### What is expected:
Transcribe all of the material exactly. Any picture in it should be left out.

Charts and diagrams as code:
══════════
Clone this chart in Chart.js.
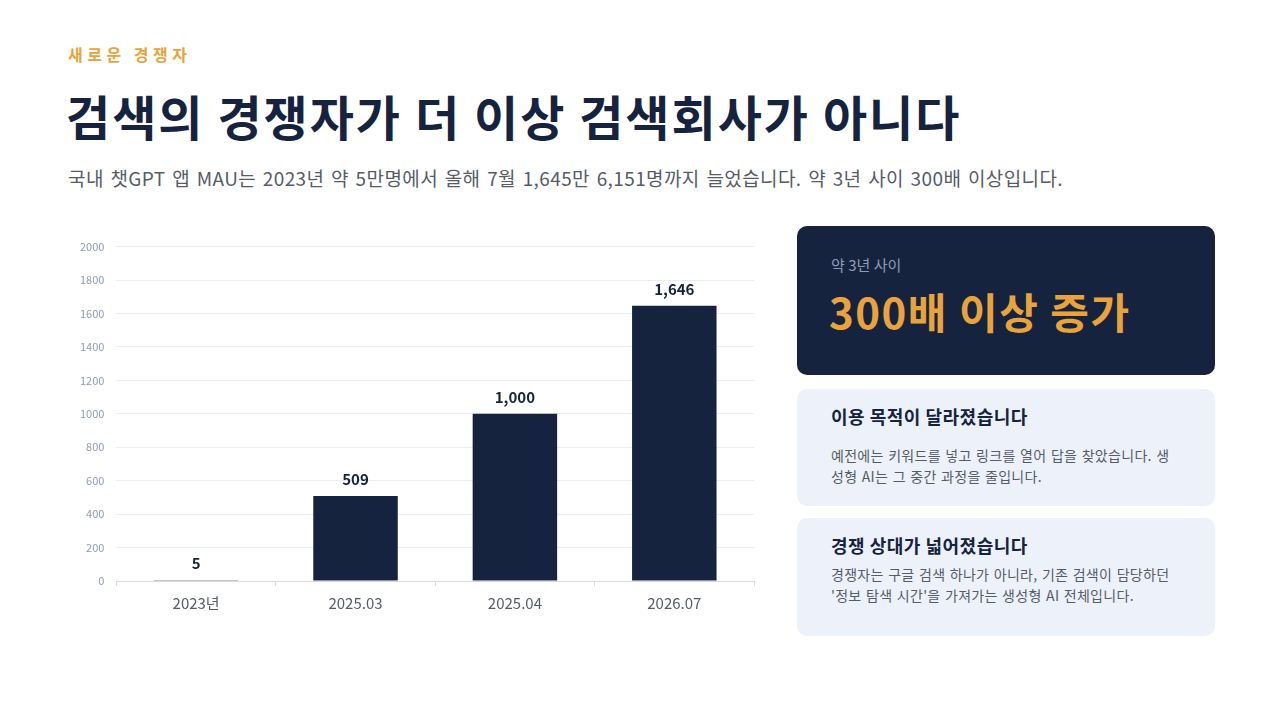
<!DOCTYPE html>
<html><head><meta charset="utf-8">
<script src="https://cdn.jsdelivr.net/npm/chart.js@4"></script>
<style>
body{margin:0;width:1280px;height:720px;background:#fff;font-family:"Noto Sans CJK KR","Noto Sans",sans-serif;position:relative;overflow:hidden;color:#16233f}
.abs{position:absolute}
.kicker{left:68px;top:42px;font-size:16px;font-weight:700;color:#e8a33c;letter-spacing:4.5px}
.title{left:66px;top:80px;font-size:48px;font-weight:700;letter-spacing:2px}
.sub{left:68px;top:164px;font-size:19px;color:#555c68;letter-spacing:0.4px;word-spacing:2px}
.dark{left:797px;top:226px;width:418px;height:149px;background:#16233f;border-radius:10px}
.dark .s{position:absolute;left:34px;top:28px;font-size:15px;color:#8f9bb3}
.dark .b{position:absolute;left:32px;top:54px;font-size:42px;font-weight:700;color:#e8a33c;letter-spacing:1.5px}
.card{left:797px;width:418px;background:#edf2fa;border-radius:10px}
.card h3{margin:0;position:absolute;left:34px;font-size:18px;font-weight:700;letter-spacing:0.5px}
.card p{margin:0;position:absolute;left:34px;width:345px;font-size:14px;line-height:21px;color:#555c68;word-break:break-all;letter-spacing:0.3px;word-spacing:1px}
#wrap{left:68px;top:228px;width:692px;height:392px}
</style></head><body>
<div class="abs kicker">새로운 경쟁자</div>
<div class="abs title">검색의 경쟁자가 더 이상 검색회사가 아니다</div>
<div class="abs sub">국내 챗GPT 앱 MAU는 2023년 약 5만명에서 올해 7월 1,645만 6,151명까지 늘었습니다. 약 3년 사이 300배 이상입니다.</div>
<div class="abs dark"><div class="s">약 3년 사이</div><div class="b">300배 이상 증가</div></div>
<div class="abs card" style="top:389px;height:117px"><h3 style="top:14px">이용 목적이 달라졌습니다</h3><p style="top:56px">예전에는 키워드를 넣고 링크를 열어 답을 찾았습니다. 생성형 AI는 그 중간 과정을 줄입니다.</p></div>
<div class="abs card" style="top:518px;height:118px"><h3 style="top:14px">경쟁 상대가 넓어졌습니다</h3><p style="top:46px">경쟁자는 구글 검색 하나가 아니라, 기존 검색이 담당하던 '정보 탐색 시간'을 가져가는 생성형 AI 전체입니다.</p></div>
<div class="abs" id="wrap"><canvas id="c"></canvas></div>
<script>
const categories = ['2023년', '2025.03', '2025.04', '2026.07'];
const mau = [5, 509, 1000, 1646];
const valueLabels = ['5', '509', '1,000', '1,646'];

Chart.defaults.font.family = "'Noto Sans CJK KR', 'Noto Sans', sans-serif";

const labelPlugin = {
  id: 'vlabels',
  afterDatasetsDraw(chart) {
    const ctx = chart.ctx;
    ctx.save();
    ctx.font = "700 15px 'Noto Sans CJK KR'";
    ctx.fillStyle = '#16233f';
    ctx.textAlign = 'center';
    ctx.textBaseline = 'bottom';
    chart.getDatasetMeta(0).data.forEach(function(bar, i) {
      ctx.fillText(valueLabels[i], bar.x, bar.y - 9);
    });
    ctx.restore();
  }
};

new Chart(document.getElementById('c'), {
  type: 'bar',
  data: { labels: categories, datasets: [{ data: mau, backgroundColor: '#16233f', categoryPercentage: 0.53, barPercentage: 1 }] },
  options: {
    responsive: true, maintainAspectRatio: false, animation: false,
    layout: { padding: { top: 8, right: 6 } },
    plugins: { legend: { display: false }, tooltip: { enabled: false } },
    scales: {
      y: { min: 0, max: 2000,
           ticks: { stepSize: 200, color: '#8f9bb3', font: { size: 11 }, padding: 12, callback: function(v) { return String(v); } },
           grid: { color: '#e9ecf1', drawTicks: false }, border: { display: false } },
      x: { ticks: { color: '#555c68', font: { size: 15 }, padding: 8 },
           grid: { display: true, drawOnChartArea: false, color: '#d5dae3', tickLength: 5 }, border: { color: '#d5dae3' } }
    }
  },
  plugins: [labelPlugin]
});
</script>
</body></html>
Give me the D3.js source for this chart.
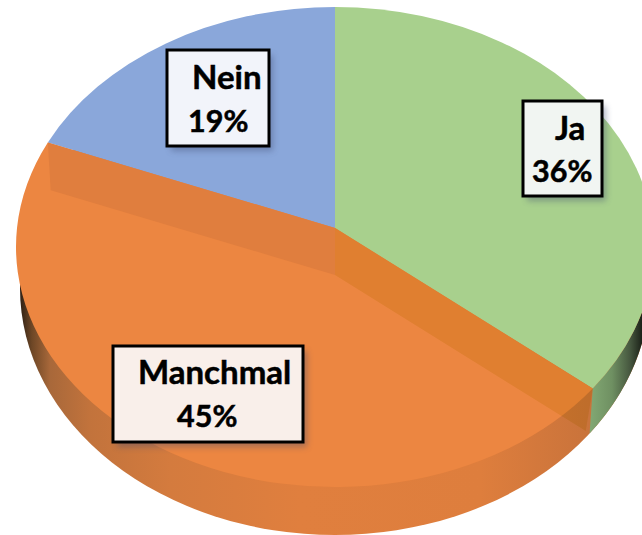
══════════
### Worked solution:
Clone this chart in Chart.js.
<!DOCTYPE html>
<html><head><meta charset="utf-8">
<script src="https://cdn.jsdelivr.net/npm/chart.js@4"></script>
<style>
body{margin:0;width:1280px;height:720px;background:#fff;font-family:"Noto Sans CJK KR","Noto Sans",sans-serif;position:relative;overflow:hidden;color:#16233f}
.abs{position:absolute}
.kicker{left:68px;top:42px;font-size:16px;font-weight:700;color:#e8a33c;letter-spacing:4.5px}
.title{left:66px;top:80px;font-size:48px;font-weight:700;letter-spacing:2px}
.sub{left:68px;top:164px;font-size:19px;color:#555c68;letter-spacing:0.4px;word-spacing:2px}
.dark{left:797px;top:226px;width:418px;height:149px;background:#16233f;border-radius:10px}
.dark .s{position:absolute;left:34px;top:28px;font-size:15px;color:#8f9bb3}
.dark .b{position:absolute;left:32px;top:54px;font-size:42px;font-weight:700;color:#e8a33c;letter-spacing:1.5px}
.card{left:797px;width:418px;background:#edf2fa;border-radius:10px}
.card h3{margin:0;position:absolute;left:34px;font-size:18px;font-weight:700;letter-spacing:0.5px}
.card p{margin:0;position:absolute;left:34px;width:345px;font-size:14px;line-height:21px;color:#555c68;word-break:break-all;letter-spacing:0.3px;word-spacing:1px}
#wrap{left:68px;top:228px;width:692px;height:392px}
</style></head><body>
<div class="abs kicker">새로운 경쟁자</div>
<div class="abs title">검색의 경쟁자가 더 이상 검색회사가 아니다</div>
<div class="abs sub">국내 챗GPT 앱 MAU는 2023년 약 5만명에서 올해 7월 1,645만 6,151명까지 늘었습니다. 약 3년 사이 300배 이상입니다.</div>
<div class="abs dark"><div class="s">약 3년 사이</div><div class="b">300배 이상 증가</div></div>
<div class="abs card" style="top:389px;height:117px"><h3 style="top:14px">이용 목적이 달라졌습니다</h3><p style="top:56px">예전에는 키워드를 넣고 링크를 열어 답을 찾았습니다. 생성형 AI는 그 중간 과정을 줄입니다.</p></div>
<div class="abs card" style="top:518px;height:118px"><h3 style="top:14px">경쟁 상대가 넓어졌습니다</h3><p style="top:46px">경쟁자는 구글 검색 하나가 아니라, 기존 검색이 담당하던 '정보 탐색 시간'을 가져가는 생성형 AI 전체입니다.</p></div>
<div class="abs" id="wrap"><canvas id="c"></canvas></div>
<script>
const categories = ['2023년', '2025.03', '2025.04', '2026.07'];
const mau = [5, 509, 1000, 1646];
const valueLabels = ['5', '509', '1,000', '1,646'];

Chart.defaults.font.family = "'Noto Sans CJK KR', 'Noto Sans', sans-serif";

const labelPlugin = {
  id: 'vlabels',
  afterDatasetsDraw(chart) {
    const ctx = chart.ctx;
    ctx.save();
    ctx.font = "700 15px 'Noto Sans CJK KR'";
    ctx.fillStyle = '#16233f';
    ctx.textAlign = 'center';
    ctx.textBaseline = 'bottom';
    chart.getDatasetMeta(0).data.forEach(function(bar, i) {
      ctx.fillText(valueLabels[i], bar.x, bar.y - 9);
    });
    ctx.restore();
  }
};

new Chart(document.getElementById('c'), {
  type: 'bar',
  data: { labels: categories, datasets: [{ data: mau, backgroundColor: '#16233f', categoryPercentage: 0.53, barPercentage: 1 }] },
  options: {
    responsive: true, maintainAspectRatio: false, animation: false,
    layout: { padding: { top: 8, right: 6 } },
    plugins: { legend: { display: false }, tooltip: { enabled: false } },
    scales: {
      y: { min: 0, max: 2000,
           ticks: { stepSize: 200, color: '#8f9bb3', font: { size: 11 }, padding: 12, callback: function(v) { return String(v); } },
           grid: { color: '#e9ecf1', drawTicks: false }, border: { display: false } },
      x: { ticks: { color: '#555c68', font: { size: 15 }, padding: 8 },
           grid: { display: true, drawOnChartArea: false, color: '#d5dae3', tickLength: 5 }, border: { color: '#d5dae3' } }
    }
  },
  plugins: [labelPlugin]
});
</script>
</body></html>
Give me the D3.js source for this chart.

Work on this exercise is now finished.